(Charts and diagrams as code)

= = = =

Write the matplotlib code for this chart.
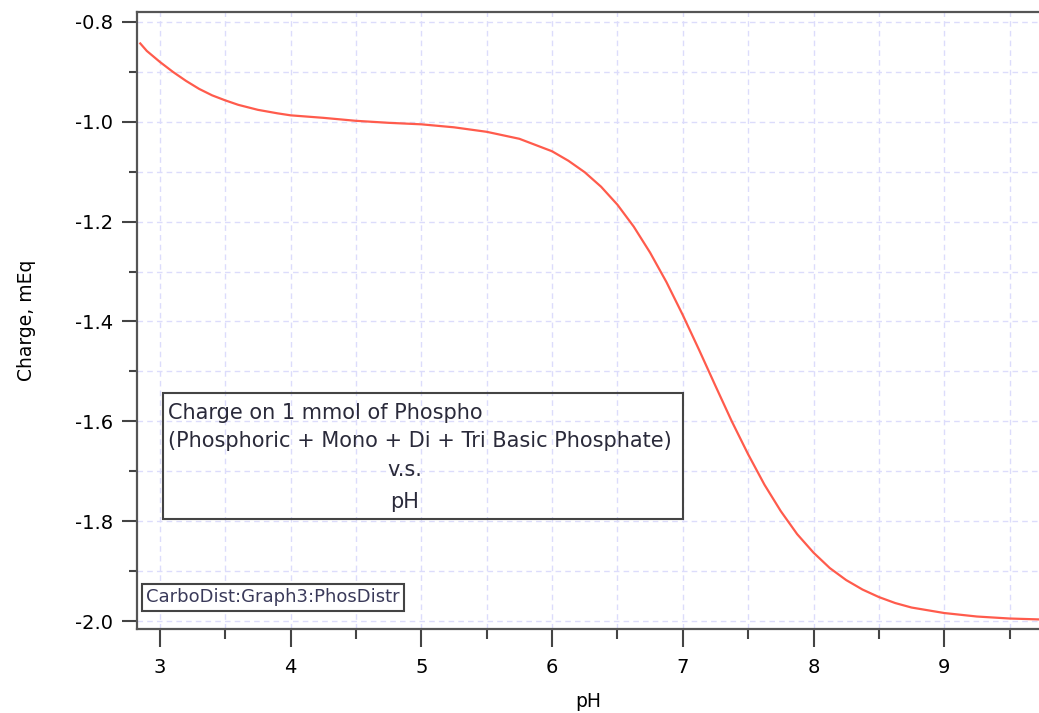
import numpy as np
import matplotlib.pyplot as plt
from matplotlib.ticker import MultipleLocator

# Net charge of 1 mmol phosphate species vs pH
ph = [2.85, 2.9, 3.0, 3.1, 3.2, 3.3, 3.4, 3.5, 3.6, 3.75, 3.9, 4.0, 4.25,
      4.5, 4.75, 5.0, 5.25, 5.5, 5.75, 6.0, 6.125, 6.25, 6.375, 6.5, 6.625,
      6.75, 6.875, 7.0, 7.125, 7.25, 7.375, 7.5, 7.625, 7.75, 7.875, 8.0,
      8.125, 8.25, 8.375, 8.5, 8.625, 8.75, 9.0, 9.25, 9.5, 9.75]
charge = [-0.843, -0.858, -0.880, -0.900, -0.918, -0.934, -0.947, -0.957,
          -0.966, -0.976, -0.983, -0.987, -0.992, -0.998, -1.002, -1.005,
          -1.011, -1.020, -1.034, -1.059, -1.078, -1.101, -1.130, -1.166,
          -1.210, -1.262, -1.321, -1.387, -1.457, -1.529, -1.600, -1.666,
          -1.727, -1.780, -1.826, -1.863, -1.894, -1.918, -1.937, -1.952,
          -1.964, -1.973, -1.984, -1.991, -1.995, -1.997]

xticks = [3, 4, 5, 6, 7, 8, 9]
yticks = [-2.0, -1.8, -1.6, -1.4, -1.2, -1.0, -0.8]

plt.rcParams['font.family'] = ['DejaVu Sans']

fig = plt.figure(figsize=(10.39, 7.13), dpi=100)
ax = fig.add_axes([137 / 1039, 1 - 629 / 713, 1 - 137 / 1039, (629 - 12) / 713])

ax.plot(ph, charge, color='#ff5b4c', lw=1.6, solid_joinstyle='round')

ax.set_xlim(2.825, 9.725)
ax.set_ylim(-2.016, -0.78)
ax.set_xticks(xticks)
ax.set_yticks(yticks)
ax.set_yticklabels(['%.1f' % v for v in yticks])
ax.xaxis.set_minor_locator(MultipleLocator(0.5))
ax.yaxis.set_minor_locator(MultipleLocator(0.1))
ax.tick_params(axis='y', which='major', length=11, width=1.5, color='#444444', labelsize=14, pad=6)
ax.tick_params(axis='y', which='minor', length=6, width=1.5, color='#444444')
ax.tick_params(axis='x', which='major', length=13, width=1.5, color='#444444', labelsize=14, pad=8)
ax.tick_params(axis='x', which='minor', length=7, width=1.5, color='#444444')

ax.grid(True, which='both', ls=(0, (4, 3)), color='#dcdcfb', lw=1)
ax.set_axisbelow(True)

for s in ['left', 'top', 'bottom']:
    ax.spines[s].set_color('#555555')
    ax.spines[s].set_linewidth(1.6)
ax.spines['right'].set_visible(False)

ax.set_xlabel('pH', fontsize=13.5, labelpad=11)
ax.set_ylabel('Charge, mEq', fontsize=13.5, labelpad=28)

# annotation box
tc = '#2a2a3a'
ax.text(3.06, -1.583, 'Charge on 1 mmol of Phospho', fontsize=15, color=tc, va='center', ha='left')
ax.text(3.06, -1.639, '(Phosphoric + Mono + Di + Tri Basic Phosphate)', fontsize=15, color=tc,
        va='center', ha='left')
ax.text(4.87, -1.697, 'v.s.', fontsize=15, color=tc, va='center', ha='center')
ax.text(4.87, -1.761, 'pH', fontsize=15, color=tc, va='center', ha='center')
box = plt.Rectangle((3.023, -1.796), 3.977, 0.253, fill=False, ec='#444444', lw=1.5)
ax.add_patch(box)

ax.text(2.895, -1.952, 'CarboDist:Graph3:PhosDistr', fontsize=13, color='#3a3a5a',
        va='center', ha='left',
        bbox=dict(boxstyle='square,pad=0.25', fc='white', ec='#444444', lw=1.5))

plt.savefig('out.png', dpi=100)
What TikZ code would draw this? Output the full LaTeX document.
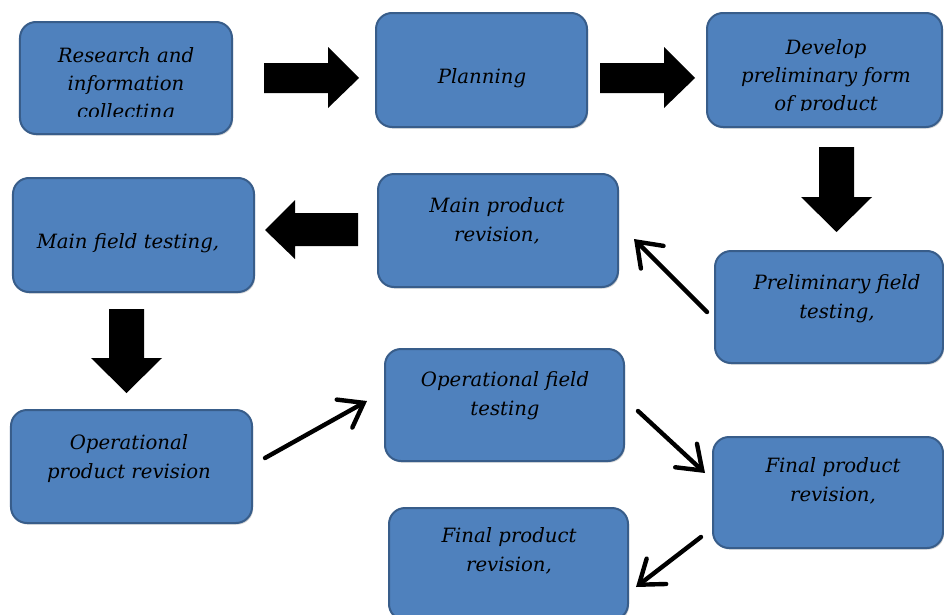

= = = =

Exercise requirements:
Leaving the pictures aside, transcribe the entire listing exactly.

The output:
Write the matplotlib code for this chart.
import numpy as np
import matplotlib.pyplot as plt
from matplotlib.ticker import MultipleLocator

# Net charge of 1 mmol phosphate species vs pH
ph = [2.85, 2.9, 3.0, 3.1, 3.2, 3.3, 3.4, 3.5, 3.6, 3.75, 3.9, 4.0, 4.25,
      4.5, 4.75, 5.0, 5.25, 5.5, 5.75, 6.0, 6.125, 6.25, 6.375, 6.5, 6.625,
      6.75, 6.875, 7.0, 7.125, 7.25, 7.375, 7.5, 7.625, 7.75, 7.875, 8.0,
      8.125, 8.25, 8.375, 8.5, 8.625, 8.75, 9.0, 9.25, 9.5, 9.75]
charge = [-0.843, -0.858, -0.880, -0.900, -0.918, -0.934, -0.947, -0.957,
          -0.966, -0.976, -0.983, -0.987, -0.992, -0.998, -1.002, -1.005,
          -1.011, -1.020, -1.034, -1.059, -1.078, -1.101, -1.130, -1.166,
          -1.210, -1.262, -1.321, -1.387, -1.457, -1.529, -1.600, -1.666,
          -1.727, -1.780, -1.826, -1.863, -1.894, -1.918, -1.937, -1.952,
          -1.964, -1.973, -1.984, -1.991, -1.995, -1.997]

xticks = [3, 4, 5, 6, 7, 8, 9]
yticks = [-2.0, -1.8, -1.6, -1.4, -1.2, -1.0, -0.8]

plt.rcParams['font.family'] = ['DejaVu Sans']

fig = plt.figure(figsize=(10.39, 7.13), dpi=100)
ax = fig.add_axes([137 / 1039, 1 - 629 / 713, 1 - 137 / 1039, (629 - 12) / 713])

ax.plot(ph, charge, color='#ff5b4c', lw=1.6, solid_joinstyle='round')

ax.set_xlim(2.825, 9.725)
ax.set_ylim(-2.016, -0.78)
ax.set_xticks(xticks)
ax.set_yticks(yticks)
ax.set_yticklabels(['%.1f' % v for v in yticks])
ax.xaxis.set_minor_locator(MultipleLocator(0.5))
ax.yaxis.set_minor_locator(MultipleLocator(0.1))
ax.tick_params(axis='y', which='major', length=11, width=1.5, color='#444444', labelsize=14, pad=6)
ax.tick_params(axis='y', which='minor', length=6, width=1.5, color='#444444')
ax.tick_params(axis='x', which='major', length=13, width=1.5, color='#444444', labelsize=14, pad=8)
ax.tick_params(axis='x', which='minor', length=7, width=1.5, color='#444444')

ax.grid(True, which='both', ls=(0, (4, 3)), color='#dcdcfb', lw=1)
ax.set_axisbelow(True)

for s in ['left', 'top', 'bottom']:
    ax.spines[s].set_color('#555555')
    ax.spines[s].set_linewidth(1.6)
ax.spines['right'].set_visible(False)

ax.set_xlabel('pH', fontsize=13.5, labelpad=11)
ax.set_ylabel('Charge, mEq', fontsize=13.5, labelpad=28)

# annotation box
tc = '#2a2a3a'
ax.text(3.06, -1.583, 'Charge on 1 mmol of Phospho', fontsize=15, color=tc, va='center', ha='left')
ax.text(3.06, -1.639, '(Phosphoric + Mono + Di + Tri Basic Phosphate)', fontsize=15, color=tc,
        va='center', ha='left')
ax.text(4.87, -1.697, 'v.s.', fontsize=15, color=tc, va='center', ha='center')
ax.text(4.87, -1.761, 'pH', fontsize=15, color=tc, va='center', ha='center')
box = plt.Rectangle((3.023, -1.796), 3.977, 0.253, fill=False, ec='#444444', lw=1.5)
ax.add_patch(box)

ax.text(2.895, -1.952, 'CarboDist:Graph3:PhosDistr', fontsize=13, color='#3a3a5a',
        va='center', ha='left',
        bbox=dict(boxstyle='square,pad=0.25', fc='white', ec='#444444', lw=1.5))

plt.savefig('out.png', dpi=100)
What TikZ code would draw this? Output the full LaTeX document.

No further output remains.